Homeschooling was the reality in New Zealand 72 years ago, when schools stayed shut after the summer holidays and didn’t reopen until after Easter. In Ngā Taonga Sound & Vision’s regular segment with RNZ’s Jesse Mulligan in April, Sarah Johnston shared some recordings of memories of that time, when it was a polio epidemic that was keeping New Zealand children at home and indoors.
Poliomyelitis or infantile paralysis, as it was also known, was a terrifying disease which broke out multiple times in New Zealand between 1919 and the early 1960s, when the epidemics were finally eradicated by vaccines. Hundreds of people died but contracting polio could also mean a lifetime of disability – even if you survived. The muscles in patient’s limbs wasted, leaving them crippled. In many cases, muscles which controlled breathing were also affected, meaning patients could require months or years of treatment in an ‘iron lung’ – a machine which mechanically stimulated the chest muscles to help them breathe.

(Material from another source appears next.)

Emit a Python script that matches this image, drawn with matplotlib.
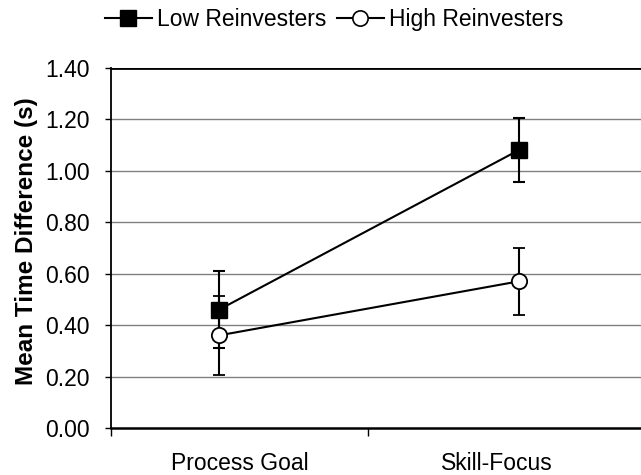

Hero image: 1940s Cartoon of a mother cleaning and homeschooling her kids.
In late 1947, a new polio epidemic broke out and New Zealand schools wound up for the year early. Children were banned from public transport or anywhere crowds might gather during summer, such as cinemas, campgrounds or milk bars. In late January, Minister of Education Terence McCombs made a public address by radio, telling the country that the 1948 school year would not be restarting until after Easter (in March). Instead, he announced, homes would become ‘miniature schools’. He noted ‘that this must affect the normal routine in most households, will be obvious to everyone… but the health of our children must be the first consideration.’ (Hon. Terence McCombs in 1948 in Retrospect).
In 1993, Radio New Zealand’s long-running Spectrum programme made a documentary looking back at this long, hot, frightening summer. Around the same time, The Correspondence School made its own radio programme, looking back on its role in supplying remote learning to the nation’s school children in 1948.
In a pre-internet era, the Correspondence School used to regularly broadcast a short lesson on the radio, for students who lived in remote areas. This amounted to about 40 lessons per month. Once the country’s entire school roll became confined to home by the polio epidemic, the Correspondence School had to step up to provide 40 radio classes every week.
Past students and teachers recall how the lessons were sent out in green canvas envelopes, to be completed and returned to local schools, where teachers sat in empty classrooms to mark them.
Because polio affected children more than adults, the entire population was not in ‘lock-down’, although children were confined to home and all public gatherings were cancelled. Families who were unlucky enough to have a child contract polio however faced the added stress of quarantine.
Dorothy Ford’s six year old daughter was hospitalised with polio, leaving her stranded at home in the construction village at Karapiro, with two younger children. In the Spectrum documentary she recalls how her grocery order had to be shouted from her front porch to the local store keeper, who then dropped her supplies over the fence. When the Salk polio vaccine arrived in New Zealand in 1956, she says she rushed to have her other children vaccinated. Thanks to the near universal uptake of the vaccine, the dreaded epidemics were eliminated in New Zealand by the early 1960s, and Dorothy and others affected by the disease told Spectrum they hoped it would never again be allowed to re-occur.